Отделавшись таким образом от обвинений в занятиях натурфилософией и не рассмотрев более щекотливого обвинения в превращении неправого дела в правое, Сократ переходит как будто к этому последнему обвинению, но формулирует его уже существенно иначе: «если вы слыхали от кого-нибудь, что я берусь воспитывать людей и зарабатываю на этом деньги, то и это неправда» (ход мыслей, который он внушает судьям: Сократа обвиняют в том, что он учит неправое дело превращать в правое; этим его сопоставляют с софистами; софисты – берущиеся в целях заработка воспитывать людей; Сократ о заработке не заботится, и т. д.), – ловкое передёргивание в виде подмены действительного обвинения мнимым, выдуманным, ложность которого ясна для всех, знающих Сократа; сознательно сделано слияние воедино двух отличных моментов: воспитывать и зарабатывать на воспитании, с подчёркиванием последнего путём дальнейшей тонкой насмешки над софистами, зарабатывающими на воспитании, в сопоставлении с которыми Сократ, не заботящийся о заработке, в глазах судей ставится в особенно выгодное освещение, наряду с возмущением судей против софистов; это перенесение возмущения с Сократа на софистов становится ещё более вероятным после прослушания судьями заключительных фраз Сократа в этом отделе речи: «И я подумал: блажен Эвен (софист, о котором перед тем Сократ рассказывал как о берущемся за пять минут обучить добродетели, нужной человеку и гражданину – К. С.), если он на самом деле владеет этим искусством и преподаёт за такую подходящую плату.
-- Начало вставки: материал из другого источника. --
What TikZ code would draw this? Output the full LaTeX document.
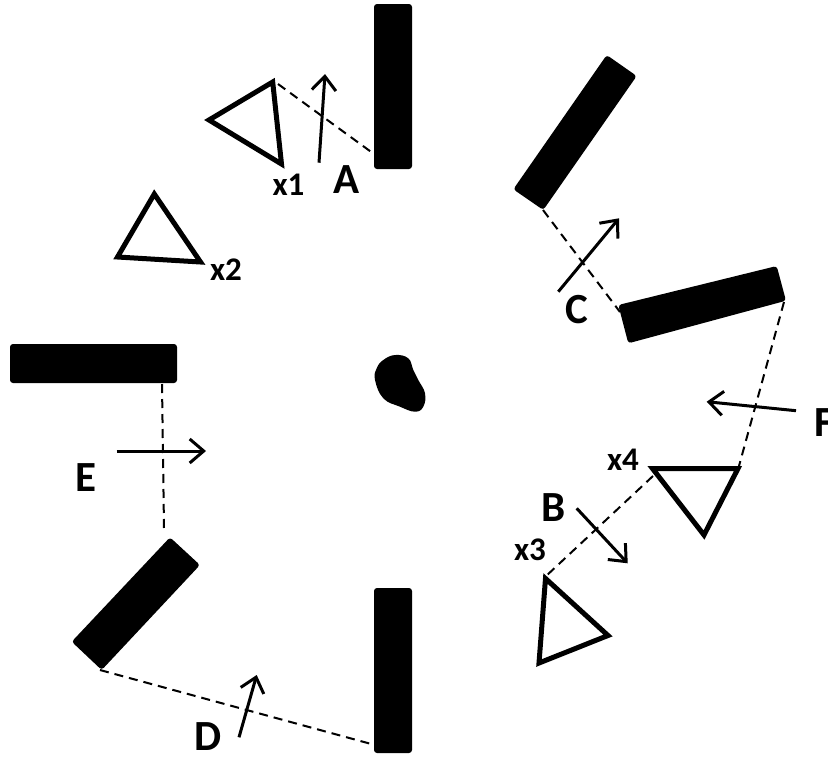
\documentclass[tikz,border=0pt]{standalone}
\usepackage{fontspec}
\setmainfont{Carlito}
\usetikzlibrary{arrows.meta}
\begin{document}
\begin{tikzpicture}[x=1pt,y=-1pt,
  bar/.style={fill=black, rounded corners=3pt},
  tri/.style={draw=black, line width=5pt, line join=miter},
  link/.style={draw=black, line width=2pt, dash pattern=on 9pt off 6pt},
  flow/.style={draw=black, line width=3pt, -{Straight Barb[length=14pt,width=24pt]}},
  lbl/.style={font=\bfseries\fontsize{43}{43}\selectfont, inner sep=0pt},
  xlbl/.style={font=\bfseries\fontsize{33}{33}\selectfont, inner sep=0pt}]
\useasboundingbox (0,0) rectangle (828,756);
\clip (0,0) rectangle (828,756);
% bars
\coordinate (b1a) at (374,4);   \coordinate (b1b) at (412,4);
\coordinate (b1c) at (412,169); \coordinate (b1d) at (374,169);
\fill[bar] (b1a) -- (b1b) -- (b1c) -- (b1d) -- cycle;
\coordinate (b2a) at (606.7,55);  \coordinate (b2b) at (636.7,76);
\coordinate (b2c) at (543.3,210); \coordinate (b2d) at (513.3,189.3);
\fill[bar] (b2a) -- (b2b) -- (b2c) -- (b2d) -- cycle;
\coordinate (b3a) at (618.3,305); \coordinate (b3b) at (776.7,266);
\coordinate (b3c) at (786,300.7); \coordinate (b3d) at (628.3,343.3);
\fill[bar] (b3a) -- (b3b) -- (b3c) -- (b3d) -- cycle;
\coordinate (b4a) at (10,344);  \coordinate (b4b) at (177,344);
\coordinate (b4c) at (177,383); \coordinate (b4d) at (10,383);
\fill[bar] (b4a) -- (b4b) -- (b4c) -- (b4d) -- cycle;
\coordinate (b5a) at (170,537.3); \coordinate (b5b) at (200,565);
\coordinate (b5c) at (101.7,670); \coordinate (b5d) at (71.7,641.7);
\fill[bar] (b5a) -- (b5b) -- (b5c) -- (b5d) -- cycle;
\coordinate (b6a) at (374,588); \coordinate (b6b) at (412,588);
\coordinate (b6c) at (412,753); \coordinate (b6d) at (374,753);
\fill[bar] (b6a) -- (b6b) -- (b6c) -- (b6d) -- cycle;
% triangles
\coordinate (t1a) at (272.7,82); \coordinate (t1b) at (209,120); \coordinate (t1c) at (281.5,164);
\draw[tri] (t1a) -- (t1b) -- (t1c) -- cycle;
\coordinate (t2a) at (154.3,194); \coordinate (t2b) at (117.5,257); \coordinate (t2c) at (200.5,262);
\draw[tri] (t2a) -- (t2b) -- (t2c) -- cycle;
\coordinate (t4a) at (652.5,468.5); \coordinate (t4b) at (738,468.5); \coordinate (t4c) at (704,535);
\draw[tri] (t4a) -- (t4b) -- (t4c) -- cycle;
\coordinate (t3a) at (545.5,578.5); \coordinate (t3b) at (608,635.5); \coordinate (t3c) at (539,663);
\draw[tri] (t3a) -- (t3b) -- (t3c) -- cycle;
% blob
\fill[black] plot[smooth cycle, tension=0.7] coordinates {
  (383.3,360) (395,355) (408.3,358.3) (413.3,370) (418.3,380) (425,393.3)
  (423.3,406.7) (415,411.7) (400,406.7) (383.3,398.3) (375,380) (376.7,368.3)};
% dashed links
\coordinate (lA1) at (278,84);  \coordinate (lA2) at (374,154);
\draw[link] (lA1) -- (lA2);
\coordinate (lC1) at (543,210); \coordinate (lC2) at (620,312);
\draw[link] (lC1) -- (lC2);
\coordinate (lF1) at (784,302); \coordinate (lF2) at (739,466);
\draw[link] (lF1) -- (lF2);
\coordinate (lB1) at (653,476); \coordinate (lB2) at (545,577);
\draw[link] (lB1) -- (lB2);
\coordinate (lE1) at (162,384); \coordinate (lE2) at (164,528);
\draw[link] (lE1) -- (lE2);
\coordinate (lD1) at (100,670); \coordinate (lD2) at (375,745);
\draw[link] (lD1) -- (lD2);
% flow arrows
\coordinate (aA1) at (319,162.7); \coordinate (aA2) at (325,74);
\draw[flow] (aA1) -- (aA2);
\coordinate (aC1) at (558.3,291.7); \coordinate (aC2) at (619,218.3);
\draw[flow] (aC1) -- (aC2);
\coordinate (aF1) at (796,410.7); \coordinate (aF2) at (706.7,401.7);
\draw[flow] (aF1) -- (aF2);
\coordinate (aB1) at (576.7,508.3); \coordinate (aB2) at (627.7,563.3);
\draw[flow] (aB1) -- (aB2);
\coordinate (aE1) at (116.7,451); \coordinate (aE2) at (206,451);
\draw[flow] (aE1) -- (aE2);
\coordinate (aD1) at (239,737.3); \coordinate (aD2) at (256.7,675);
\draw[flow] (aD1) -- (aD2);
% labels
\node[lbl] (LA) at (346.5,180) {A};
\node[lbl] (LB) at (553.5,507.5) {B};
\node[lbl] (LC) at (577,310) {C};
\node[lbl] (LD) at (208,737) {D};
\node[lbl] (LE) at (86,477.5) {E};
\node[lbl, anchor=west] (LF) at (814,422.5) {F};
\node[xlbl] (X1) at (288.5,185) {x1};
\node[xlbl] (X2) at (226,270) {x2};
\node[xlbl] (X3) at (530,550) {x3};
\node[xlbl] (X4) at (623,460) {x4};
\end{tikzpicture}
\end{document}
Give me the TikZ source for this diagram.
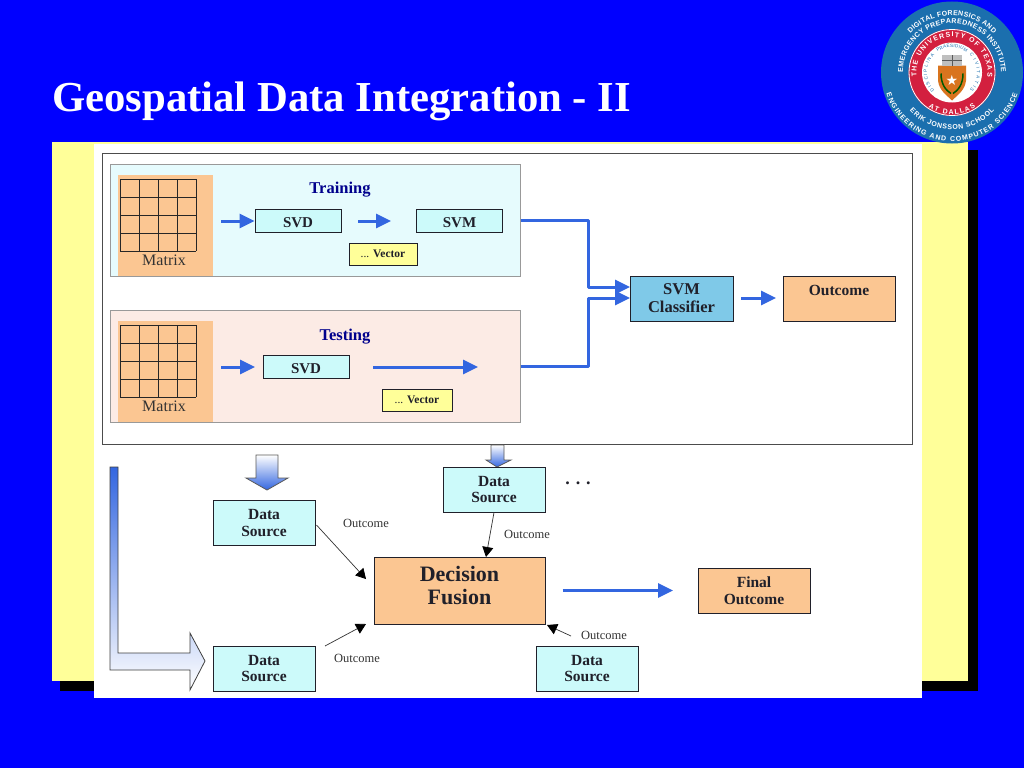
\documentclass[tikz,border=0pt]{standalone}
\usepackage{fontspec}
\setmainfont{Liberation Serif}
\newfontfamily\sealfont{Liberation Sans}
\newfontfamily\starfont{DejaVu Sans}
\usepackage{xcolor}
\usetikzlibrary{arrows.meta, positioning, calc, decorations.text}

\definecolor{slideblue}{HTML}{0000FF}
\definecolor{noteyellow}{HTML}{FFFF99}
\definecolor{flowblue}{HTML}{3366E0}
\definecolor{boxcyan}{HTML}{CCFAFA}
\definecolor{boxorange}{HTML}{FBC692}
\definecolor{boxsky}{HTML}{7FC9E8}
\definecolor{panelcyan}{HTML}{E6FBFD}
\definecolor{panelpink}{HTML}{FCEBE5}
\definecolor{inkdark}{HTML}{20202A}
\definecolor{sealblue}{HTML}{1B6FAE}
\definecolor{sealred}{HTML}{D3203F}
\definecolor{sealorange}{HTML}{D9741E}

\tikzset{
  block/.style={draw=inkdark, line width=1pt, inner sep=0pt, align=center, text=inkdark,
    font=\fontsize{15.5}{16.5}\selectfont\bfseries},
  source/.style={block, fill=boxcyan, minimum width=102pt, minimum height=45pt},
  smallbox/.style={block, fill=boxcyan, minimum width=86pt, minimum height=23pt, text height=13pt, text depth=0pt, font=\fontsize{15}{16}\selectfont\bfseries},
  vectorbox/.style={block, fill=noteyellow, minimum height=22pt, font=\fontsize{11.5}{12}\selectfont},
  result/.style={block, fill=boxorange},
  panel/.style={draw=black!40, line width=1pt, minimum width=410pt, minimum height=112pt},
  matrixbg/.style={fill=boxorange, minimum width=95pt, minimum height=101pt, inner sep=0pt},
  cellline/.style={draw=black!85, line width=1pt},
  flow/.style={draw=flowblue, line width=3pt, line join=round, -{Triangle[length=15pt,width=14pt]}},
  thinflow/.style={draw=black!80, line width=0.7pt, -{Triangle[length=10pt,width=11pt,black]}},
  outlabel/.style={text=black!80, font=\fontsize{12.5}{14}\selectfont},
  headlab/.style={text=blue!55!black, font=\fontsize{16.5}{18}\selectfont\bfseries},
  blockarrow/.style={draw=black!65, line width=0.8pt, top color=white, middle color=flowblue!60, bottom color=flowblue},
  sealtext/.style={decorate, decoration={text along path, text align={fit to path}, text={#1}}}
}
\newcommand{\sealbig}{\sealfont\fontsize{7}{7}\selectfont\bfseries\color{white}}
\newcommand{\sealsmall}{\sealfont\fontsize{4.6}{5}\selectfont\color{sealblue}}

\begin{document}
\begin{tikzpicture}[x=1pt, y=-1pt]
\useasboundingbox (0,0) rectangle (1024,768);
\fill[slideblue] (0,0) rectangle (1024,768);

\node[anchor=west, inner sep=0pt, text=white, font=\fontsize{42.7}{46}\selectfont\bfseries] (title) at (52,101) {Geospatial Data Integration - II};

% Backing sheets
\fill[black] (60,150) rectangle (978,691);
\fill[noteyellow] (52,142) rectangle (968,681);
\fill[white] (94,144) rectangle (922,698);
\node[draw=black!70, line width=1pt, minimum width=810pt, minimum height=291pt] (frame) at (507,298.5) {};

% Training and testing panels
\node[panel, fill=panelcyan] (train) at (315,220) {};
\node[panel, fill=panelpink] (test) at (315,366) {};
\foreach \oy/\nm in {0/A, 146/B} {
   \node[matrixbg] (mat\nm) at (165.5,225.5+\oy) {};
   \foreach \i in {0,...,4} {
      \draw[cellline] (120+19*\i,179+\oy) -- (120+19*\i,251+\oy);
      \draw[cellline] (120,179+18*\i+\oy) -- (196,179+18*\i+\oy);
   }
   \node[text=black!80, font=\fontsize{16}{18}\selectfont] (lab\nm) at (164,260+\oy) {Matrix};
   \coordinate (start\nm) at (221,221+\oy);
}

\node[headlab] (trainlab) at (340,189.5) {Training};
\node[headlab] (testlab) at (345,336.5) {Testing};

\node[smallbox] (svdA) at (298,220.5) {SVD};
\node[smallbox] (svmA) at (459.5,220.5) {SVM};
\node[smallbox] (svdB) at (306,367) {SVD};
\node[vectorbox, minimum width=68pt] (vecA) at (383,254) {... \textbf{Vector}};
\node[vectorbox, minimum width=70pt] (vecB) at (417,400) {... \textbf{Vector}};

\coordinate (midA) at (358,221);
\coordinate (endA) at (391,221);
\coordinate (midB) at (373,367);
\coordinate (endB) at (478,367);
\draw[flow] (startA) -- (svdA.west |- startA);
\draw[flow] (midA) -- (endA);
\draw[flow] (startB) -- (255,367);
\draw[flow] (midB) -- (endB);

% Classifier
\node[block, fill=boxsky, minimum width=103pt, minimum height=45pt, font=\fontsize{16.5}{18}\selectfont\bfseries] (classifier) at (681.5,298.5) {SVM\\Classifier};
\node[result, minimum width=112pt, minimum height=45pt, text depth=17pt] (outcome) at (839,298.5) {Outcome};
\coordinate (inA) at (630,287);
\coordinate (inB) at (630,298);
\coordinate (clsout) at (741,298);
\coordinate (outin) at (776,298);
\draw[flow] (train.east) -- ++(68,0) |- (inA);
\draw[flow] (test.east) -- ++(68,0) |- (inB);
\draw[flow] (clsout) -- (outin);

% Block arrows out of the frame
\draw[blockarrow] (256,455) -- (278,455) -- (278,478) -- (288,478) -- (267,490) -- (246,478) -- (256,478) -- cycle;
\draw[blockarrow] (491,445) -- (504,445) -- (504,460) -- (511,460) -- (497,467) -- (486,460) -- (491,460) -- cycle;
\draw[draw=black!75, line width=0.8pt, top color=flowblue, middle color=flowblue!25, bottom color=white] (110,467) -- (118,467) -- (118,653) -- (190,653) -- (190,633) -- (205,661) -- (190,690) -- (190,670) -- (110,670) -- cycle;

% Decision fusion
\node[source] (srcA) at (264,523) {Data\\Source};
\node[source] (srcB) at (494,489.5) {Data\\Source};
\node[source] (srcC) at (264,668.5) {Data\\Source};
\node[source] (srcD) at (587,668.5) {Data\\Source};
\node[result, minimum width=171pt, minimum height=67pt, font=\fontsize{22}{23}\selectfont\bfseries] (fusion) at (459.5,590.5) {Decision\\Fusion\\[-13pt]\mbox{}};
\node[result, minimum width=112pt, minimum height=45pt] (final) at (754,590.5) {Final\\Outcome};
\node[font=\fontsize{18}{18}\selectfont\bfseries, text=inkdark] (dots) at (578,483) {. . .};

\coordinate (tipA) at (366,579);
\coordinate (tipC) at (366,624);
\coordinate (tailC) at (325,646);
\coordinate (tipD) at (547,625);
\coordinate (tailD) at (571,636);
\coordinate (tipF) at (673,590.5);
\draw[thinflow] (srcA.east) ++(1,2) -- (tipA);
\draw[thinflow] (tailC) -- (tipC);
\draw[thinflow] (srcB.south) -- (486,557);
\draw[thinflow] (tailD) -- (tipD);
\draw[flow] (fusion.east) ++(17,0) -- (tipF);

\node[outlabel] (outA) at (366,523) {Outcome};
\node[outlabel] (outB) at (527,534) {Outcome};
\node[outlabel] (outC) at (357,658) {Outcome};
\node[outlabel] (outD) at (604,635) {Outcome};

% Seal
\begin{scope}[shift={(952,72.5)}, x=1pt, y=1pt]
   \fill[sealblue] (0,0) circle (71);
   \fill[sealred] (0,0) circle (43.5);
   \draw[white, line width=0.8pt] (0,0) circle (43);
   \fill[white] (0,0) circle (30);
   \fill[sealorange] (-14,7) -- (-14,-8) .. controls (-13,-18) and (-5,-23) .. (0,-28) .. controls (5,-23) and (13,-18) .. (14,-8) -- (14,7) -- cycle;
   \fill[black!25] (-10,7) rectangle (10,17);
   \draw[black!65, line width=0.8pt] (0,7) -- (0,17) (-10,12) -- (10,12);
   \draw[green!35!black, line width=1.5pt] (-11,-1) .. controls (-11,-12) and (-6,-18) .. (-1,-21);
   \draw[green!35!black, line width=1.5pt] (11,-1) .. controls (11,-12) and (6,-18) .. (1,-21);
   \node[white, font=\starfont\fontsize{14}{14}\selectfont] (star) at (0,-8) {★};
   \path[sealtext={|\sealbig|DIGITAL FORENSICS AND}] (137:57) arc[start angle=137, end angle=43, radius=57];
   \path[sealtext={|\sealbig|EMERGENCY PREPAREDNESS INSTITUTE}] (180:49) arc[start angle=180, end angle=0, radius=49];
   \path[sealtext={|\sealbig|THE UNIVERSITY OF TEXAS}] (187:35.5) arc[start angle=187, end angle=-7, radius=35.5];
   \path[sealtext={|\sealsmall|PRAESIDIUM}] (125:25) arc[start angle=125, end angle=55, radius=25];
   \path[sealtext={|\sealsmall|DISCIPLINA}] (225:25) arc[start angle=225, end angle=135, radius=25];
   \path[sealtext={|\sealsmall|CIVITATIS}] (45:25) arc[start angle=45, end angle=-45, radius=25];
   \path[sealtext={|\sealbig|AT DALLAS}] (236:42) arc[start angle=236, end angle=304, radius=42];
   \path[sealtext={|\sealbig|ERIK JONSSON SCHOOL}] (222:57) arc[start angle=222, end angle=318, radius=57];
   \path[sealtext={|\sealbig|ENGINEERING AND COMPUTER SCIENCE}] (198:69) arc[start angle=198, end angle=342, radius=69];
\end{scope}
\end{tikzpicture}
\end{document}
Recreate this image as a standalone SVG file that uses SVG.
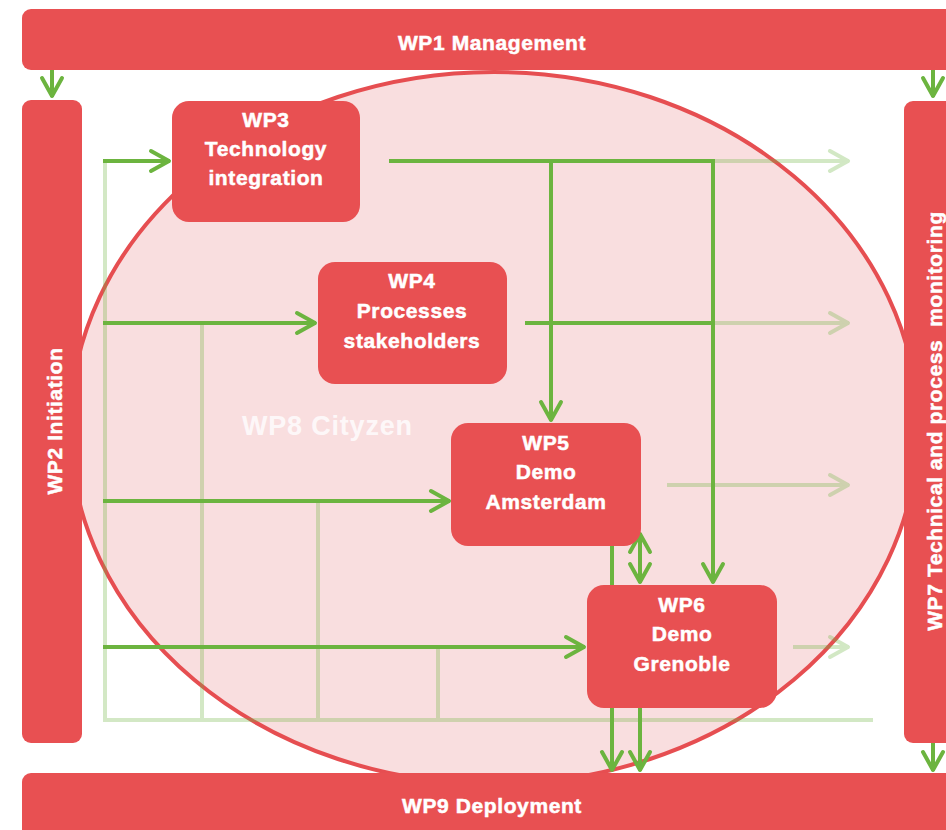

Я бы и сам кичился и хвастался, если бы у меня было это знание; но у меня нет его, афиняне». Если в юноше мила скромность, то в старике тем более: если Сократу и не поверят, то за такую необычайную скромность всё же многое простят.

вернуться

14

Интересно сопоставить это начало «Апологии» с защитительной речью убийцы Герода, написанной для убийцы ритором Антифонтом, этим наиболее искусным теоретиком и практиком построения речи: здесь во вступлении обвиняемый также прикидывается простецом, не имеющим дара красноречия, правдивым, всецело полагающимся на совесть судей. Да и вся первая речь «Апологии» напоминает построение Антифонтовой речи, наводя на мысль, что Сократ прекрасно знал и владел техникой риторического искусства; см. об этом также далее. – К. С.